Skeptophilia (skep-to-fil-i-a) (n.) - the love of logical thought, skepticism, and thinking critically. Being an exploration of the applications of skeptical thinking to the world at large, with periodic excursions into linguistics, music, politics, cryptozoology, and why people keep seeing the face of Jesus on grilled cheese sandwiches.

Tuesday, May 31, 2016

Doubt, experiment, and reproducibility

Yesterday I got a response on a post I did a little over a year ago about research that suggested fundamental differences in firing patterns in the brains of liberals and conservatives.   The study, headed by Darren Schreiber of the University of Exeter, used fMRI technology to look at functionality in people of different political leanings, and found that liberals have greater responsiveness in parts of the brain associated with risk-seeking, and conservatives in areas connected with anxiety and risk aversion.

The response, however, was as pointed as it was short.  It said, "I'm surprised you weren't more skeptical of this study," and provided a link to a criticism of Schreiber's work by Dan Kahan over at the Cultural Cognition Project.  Kahan is highly doubtful of the partisan-brain study, and says so in no uncertain terms:
Before 2009, many fMRI researchers engaged in analyses equivalent to what Vul [a researcher who is critical of the method Schreiber used] describes.  That is, they searched around within unconstrained regions of the brain for correlations with their outcome measures, formed tight “fitting” regressions to the observations, and then sold the results as proof of the mind-blowingly high “predictive” power of their models—without ever testing the models to see if they could in fact predict anything. 
Schreiber et al. did this, too.  As explained, they selected observations of activating “voxels” in the amygdala of Republican subjects precisely because those voxels—as opposed to others that Schreiber et al. then ignored in “further analysis”—were “activating” in the manner that they were searching for in a large expanse of the brain.  They then reported the resulting high correlation between these observed voxel activations and Republican party self-identification as a test for “predicting” subjects’ party affiliations—one that “significantly out-performs the longstanding parental model, correctly predicting 82.9% of the observed choices of party.” 
This is bogus.  Unless one “use[s] an independent dataset” to validate the predictive power of “the selected . . .voxels” detected in this way, Kriegeskorte et al. explain in their Nature Neuroscience paper, no valid inferences can be drawn.  None.
So it appears that  Schreiber et al. were guilty of what James Burke calls "designing an experiment to find the kind of data you reckon you're going to find."  It would be hard to recognize that from the original paper itself without being a neuroscientist, of course.  I fell for Schreiber's research largely because I'm a generalist, making me unqualified to spot errors in highly specific, technical fields.

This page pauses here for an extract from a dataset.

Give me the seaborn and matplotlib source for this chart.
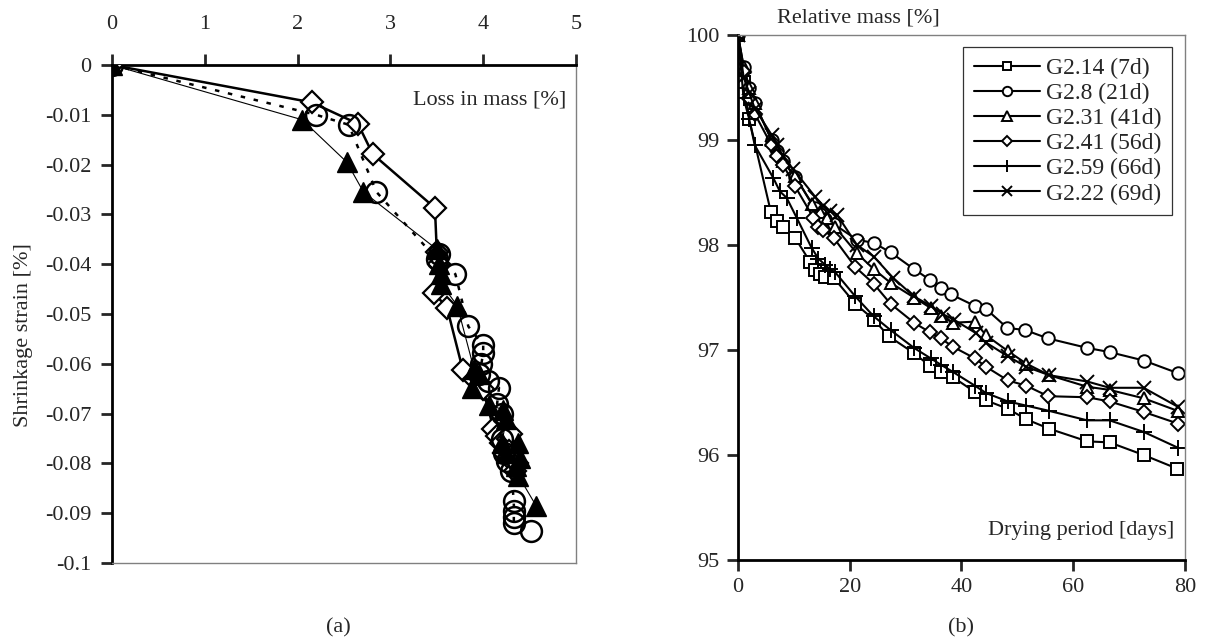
import numpy as np
import pandas as pd
import matplotlib
matplotlib.use("Agg")
import matplotlib.pyplot as plt
import seaborn as sns

# ---------------- data: panel (a) ----------------
diamond_loss = [0, 2.15, 2.65, 2.81, 3.48, 3.50, 3.52, 3.47, 3.61, 3.78, 3.90, 4.00, 4.11,
                4.15, 4.19, 4.22, 4.27, 4.30, 4.28, 4.31, 4.34, 4.36]
diamond_strain = [0, -0.0075, -0.0118, -0.0179, -0.0287, -0.0375, -0.0400, -0.0458, -0.0487,
                  -0.0612, -0.0630, -0.0650, -0.0730, -0.0745, -0.0760, -0.0780, -0.0752,
                  -0.0740, -0.0775, -0.0795, -0.0815, -0.0800]

circle_loss = [0, 2.20, 2.55, 2.85, 3.50, 3.52, 3.70, 3.84, 4.00, 4.00, 3.98, 3.95, 4.05, 4.17,
               4.15, 4.20, 4.20, 4.22, 4.26, 4.30, 4.33, 4.33, 4.33, 4.33, 4.51]
circle_strain = [0, -0.0100, -0.0120, -0.0255, -0.0390, -0.0380, -0.0420, -0.0525, -0.0563,
                 -0.0578, -0.0600, -0.0620, -0.0635, -0.0648, -0.0680, -0.0700, -0.0750,
                 -0.0780, -0.0795, -0.0815, -0.0876, -0.0895, -0.0908, -0.0920, -0.0935]

triangle_loss = [0, 2.05, 2.53, 2.71, 3.50, 3.52, 3.55, 3.55, 3.72, 3.90, 3.95, 3.88, 4.06,
                 4.21, 4.25, 4.20, 4.25, 4.37, 4.40, 4.35, 4.38, 4.57]
triangle_strain = [0, -0.0110, -0.0195, -0.0255, -0.0370, -0.0400, -0.0420, -0.0440, -0.0483,
                   -0.0610, -0.0620, -0.0648, -0.0682, -0.0692, -0.0710, -0.0760, -0.0780,
                   -0.0760, -0.0790, -0.0805, -0.0825, -0.0885]

a_xticks = [0, 1, 2, 3, 4, 5]
a_yticks = [0, -0.01, -0.02, -0.03, -0.04, -0.05, -0.06, -0.07, -0.08, -0.09, -0.1]
a_yticklabels = ["0", "-0.01", "-0.02", "-0.03", "-0.04", "-0.05", "-0.06", "-0.07",
                 "-0.08", "-0.09", "-0.1"]

# ---------------- data: panel (b) ----------------
g214_days = [0, 1, 2, 5.9, 7.0, 8.1, 10.2, 12.9, 13.8, 14.7, 15.6, 17.1, 21.0, 24.3, 27.0,
             31.5, 34.3, 36.3, 38.5, 42.4, 44.4, 48.3, 51.6, 55.7, 62.5, 66.5, 72.6, 78.6]
g214_mass = [100, 99.55, 99.2, 98.31, 98.23, 98.17, 98.07, 97.84, 97.76, 97.72, 97.70, 97.69,
             97.44, 97.29, 97.13, 96.97, 96.85, 96.79, 96.74, 96.60, 96.52, 96.44, 96.34,
             96.25, 96.13, 96.12, 96.00, 95.87]

g28_days = [0, 1, 2, 3, 6, 7, 8, 10.2, 13.8, 14.7, 15.6, 17.1, 21.3, 24.3, 27.3, 31.5, 34.3,
            36.3, 38.1, 42.4, 44.4, 48.2, 51.4, 55.5, 62.5, 66.5, 72.6, 78.7]
g28_mass = [100, 99.7, 99.5, 99.35, 99.0, 98.9, 98.8, 98.65, 98.35, 98.3, 98.25, 98.2, 98.05,
            98.02, 97.93, 97.77, 97.67, 97.59, 97.53, 97.42, 97.39, 97.21, 97.19, 97.11,
            97.02, 96.98, 96.90, 96.78]

g231_days = [0, 1, 2, 3, 6, 7, 8, 10.2, 13.2, 14.7, 15.9, 17.4, 21.3, 24.3, 27.3, 31.5, 34.5,
             36.3, 38.5, 42.4, 44.4, 48.3, 51.6, 55.7, 62.5, 66.5, 72.6, 78.7]
g231_mass = [100, 99.7, 99.5, 99.35, 99.0, 98.9, 98.8, 98.66, 98.39, 98.31, 98.26, 98.17,
             97.92, 97.77, 97.64, 97.50, 97.40, 97.32, 97.26, 97.27, 97.14, 96.99, 96.87,
             96.76, 96.65, 96.62, 96.54, 96.42]

g241_days = [0, 1, 2, 3, 6, 7, 8.1, 10.2, 13.5, 14.4, 15.3, 17.1, 21.0, 24.3, 27.3, 31.5,
             34.3, 36.3, 38.5, 42.4, 44.4, 48.3, 51.6, 55.5, 62.5, 66.5, 72.6, 78.7]
g241_mass = [100, 99.65, 99.4, 99.25, 98.95, 98.85, 98.76, 98.56, 98.26, 98.17, 98.14, 98.07,
             97.79, 97.63, 97.44, 97.26, 97.17, 97.11, 97.03, 96.92, 96.84, 96.71, 96.66,
             96.56, 96.55, 96.51, 96.41, 96.30]

g259_days = [0, 1, 2, 3, 6.3, 7.5, 8.7, 10.5, 13.2, 14.4, 15.6, 16.5, 17.4, 21.0, 24.3, 27.3,
             31.5, 34.5, 36.3, 38.5, 42.4, 44.4, 48.3, 51.6, 55.7, 62.5, 66.5, 72.6, 78.7]
g259_mass = [100, 99.4, 99.2, 98.95, 98.64, 98.51, 98.45, 98.26, 97.97, 97.87, 97.81, 97.77,
             97.74, 97.51, 97.32, 97.19, 97.02, 96.92, 96.86, 96.79, 96.66, 96.59, 96.51,
             96.47, 96.42, 96.33, 96.33, 96.22, 96.07]

g222_days = [0, 1, 2, 3, 6, 7, 8, 9.9, 13.8, 15.3, 16.5, 17.7, 21.3, 24.3, 27.7, 31.5, 34.5,
             36.7, 38.6, 42.6, 44.4, 48.3, 51.6, 55.7, 62.5, 66.5, 72.6, 78.7]
g222_mass = [100, 99.6, 99.45, 99.3, 99.05, 98.95, 98.85, 98.72, 98.46, 98.37, 98.32, 98.29,
             98.00, 97.89, 97.69, 97.51, 97.42, 97.34, 97.29, 97.16, 97.07, 96.94, 96.84,
             96.76, 96.70, 96.64, 96.64, 96.46]

b_labels = ["G2.14 (7d)", "G2.8 (21d)", "G2.31 (41d)", "G2.41 (56d)", "G2.59 (66d)",
            "G2.22 (69d)"]
b_xticks = [0, 20, 40, 60, 80]
b_yticks = [95, 96, 97, 98, 99, 100]

# ---------------- style ----------------
sns.set_style("ticks")
plt.rcParams["font.family"] = ["Liberation Serif", "DejaVu Serif"]
plt.rcParams["font.size"] = 16

fig = plt.figure(figsize=(12.08, 6.41), dpi=100)
W, H = 1208, 641


def axes_px(x0, y0, x1, y1):
    return fig.add_axes([x0 / W, 1 - y1 / H, (x1 - x0) / W, (y1 - y0) / H])


axa = axes_px(112, 65, 576, 563)
axb = axes_px(738, 35, 1185, 560)

GRAY = "#808080"

# ---- panel (a)
sns.lineplot(x=diamond_loss, y=diamond_strain, ax=axa, sort=False, estimator=None,
             color="black", lw=1.8, marker="D", markersize=11, markerfacecolor="white",
             markeredgecolor="black", markeredgewidth=1.6, zorder=3)
sns.lineplot(x=circle_loss, y=circle_strain, ax=axa, sort=False, estimator=None,
             color="black", lw=1.8, linestyle=(0, (1.8, 3.5)), marker="o", markersize=15,
             markerfacecolor="none", markeredgecolor="black", markeredgewidth=1.8, zorder=4)
sns.lineplot(x=triangle_loss, y=triangle_strain, ax=axa, sort=False, estimator=None,
             color="black", lw=0.8, marker="^", markersize=15, markerfacecolor="black",
             markeredgecolor="black", markeredgewidth=1.0, zorder=5)

axa.set_xlim(0, 5)
axa.set_ylim(-0.1, 0)
axa.xaxis.tick_top()
axa.set_xticks(a_xticks)
axa.set_xticklabels([str(t) for t in a_xticks])
axa.set_yticks(a_yticks)
axa.set_yticklabels(a_yticklabels)
axa.tick_params(axis="x", which="major", direction="out", length=8, width=2, pad=14,
                labelsize=16, top=True, bottom=False)
axa.tick_params(axis="y", which="major", direction="out", length=8, width=2, pad=7,
                labelsize=16)
axa.spines["top"].set_color("black"); axa.spines["top"].set_linewidth(2)
axa.spines["left"].set_color("black"); axa.spines["left"].set_linewidth(2)
axa.spines["right"].set_color(GRAY); axa.spines["right"].set_linewidth(1)
axa.spines["bottom"].set_color(GRAY); axa.spines["bottom"].set_linewidth(1)
axa.set_xlabel("")
axa.set_ylabel("Shrinkage strain [%]", fontsize=16)
axa.yaxis.set_label_coords(-0.17, 0.458)
axa.text(0.98, 0.93, "Loss in mass [%]", transform=axa.transAxes, ha="right",
         va="center", fontsize=16)
axa.text((338 - 112) / 464, -0.13, "(a)", transform=axa.transAxes, ha="center",
         va="center", fontsize=16)

# ---- panel (b)
series = [
    (g214_days, g214_mass, "s", 8),
    (g28_days, g28_mass, "o", 9),
    (g231_days, g231_mass, "^", 9),
    (g241_days, g241_mass, "D", 7),
    (g259_days, g259_mass, "+", 11),
    (g222_days, g222_mass, "x", 10),
]
for (d, m, mk, ms), lab in zip(series, b_labels):
    sns.lineplot(x=d, y=m, ax=axb, sort=False, estimator=None, color="black", lw=1.5,
                 marker=mk, markersize=ms, markerfacecolor="white",
                 markeredgecolor="black", markeredgewidth=1.4, label=lab)

axb.set_xlim(0, 80)
axb.set_ylim(95, 100)
axb.set_xticks(b_xticks)
axb.set_yticks(b_yticks)
axb.tick_params(axis="both", which="major", direction="out", length=8, width=2,
                labelsize=16)
axb.tick_params(axis="x", pad=5)
axb.tick_params(axis="y", pad=5)
axb.spines["left"].set_color("black"); axb.spines["left"].set_linewidth(2)
axb.spines["bottom"].set_color("black"); axb.spines["bottom"].set_linewidth(2)
axb.spines["right"].set_color(GRAY); axb.spines["right"].set_linewidth(1)
axb.spines["top"].set_color(GRAY); axb.spines["top"].set_linewidth(1)
axb.set_xlabel("")
axb.set_ylabel("")
axb.text(0.087, 1.0 + 8 / 525, "Relative mass [%]", transform=axb.transAxes, ha="left",
         va="bottom", fontsize=16)
axb.text(0.975, 0.057, "Drying period [days]", transform=axb.transAxes, ha="right",
         va="center", fontsize=16)
axb.text(0.5, -0.13, "(b)", transform=axb.transAxes, ha="center", va="center",
         fontsize=16)

leg = axb.legend(loc="upper right", bbox_to_anchor=(0.971, 0.977), borderaxespad=0,
                 frameon=True, fancybox=False, edgecolor="black", fontsize=17,
                 handlelength=2.8, handletextpad=0.25, labelspacing=0.15, borderpad=0.45,
                 markerscale=0.75)
leg.get_frame().set_linewidth(0.9)

fig.savefig("out.png", dpi=100, facecolor="white")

Interestingly, this comment came hard on the heels of a paper by Monya Baker that appeared last week in Nature called "1,500 Scientists Lift the Lid on Reproducibility."  Baker writes:
More than 70% of researchers have tried and failed to reproduce another scientist's experiments, and more than half have failed to reproduce their own experiments.  Those are some of the telling figures that emerged from Nature's survey of 1,576 researchers who took a brief online questionnaire on reproducibility in research... 
Data on how much of the scientific literature is reproducible are rare and generally bleak.  The best-known analyses, from psychology and cancer biology, found rates of around 40% and 10%, respectively.  Our survey respondents were more optimistic: 73% said that they think that at least half of the papers in their field can be trusted, with physicists and chemists generally showing the most confidence. 
The results capture a confusing snapshot of attitudes around these issues, says Arturo Casadevall, a microbiologist at the Johns Hopkins Bloomberg School of Public Health in Baltimore, Maryland.  “At the current time there is no consensus on what reproducibility is or should be.”
The causes were many and varied.  According to the respondents, the failure to reproduce results derived from issues such as low statistical power to unavailability of method to poor experimental design; worse still, all too often no one bothers even to try to reproduce results because of the pressure to publish one's own work, not check someone else's.  As as result, slipshod research -- and sometimes, outright fraud -- gets into print.

How dire is this?  Two heartening responses described in Baker's paper include the fact that just about all of the scientists polled want more stringent guidelines for reproducibility, and also that work of high visibility is far more likely to be checked and verified prior to publication.  (Sorry, climate change deniers -- you can't use this paper to support your views.)

[image courtesy of the Wikimedia Commons]

What it means, of course, is that science bloggers who aren't scientists themselves -- including, obviously, myself -- have to be careful about cross-checking and verifying what they write, lest they end up spreading around bogus information.  I'm still not completely convinced that Schreiber et al. were as careless as Kahan claims; at the moment, all we have is Kahan's criticism that they were guilty of the multitude of failings described in his article.  But it does reinforce our need to think critically and question what we read -- even if it's in a scientific journal.

And despite all of this, science is still by far our best tool for understanding.  It's not free from error, nor from the completely human failings of duplicity and carelessness.  But compared to other ways of moving toward the truth, it's pretty much the only game there is.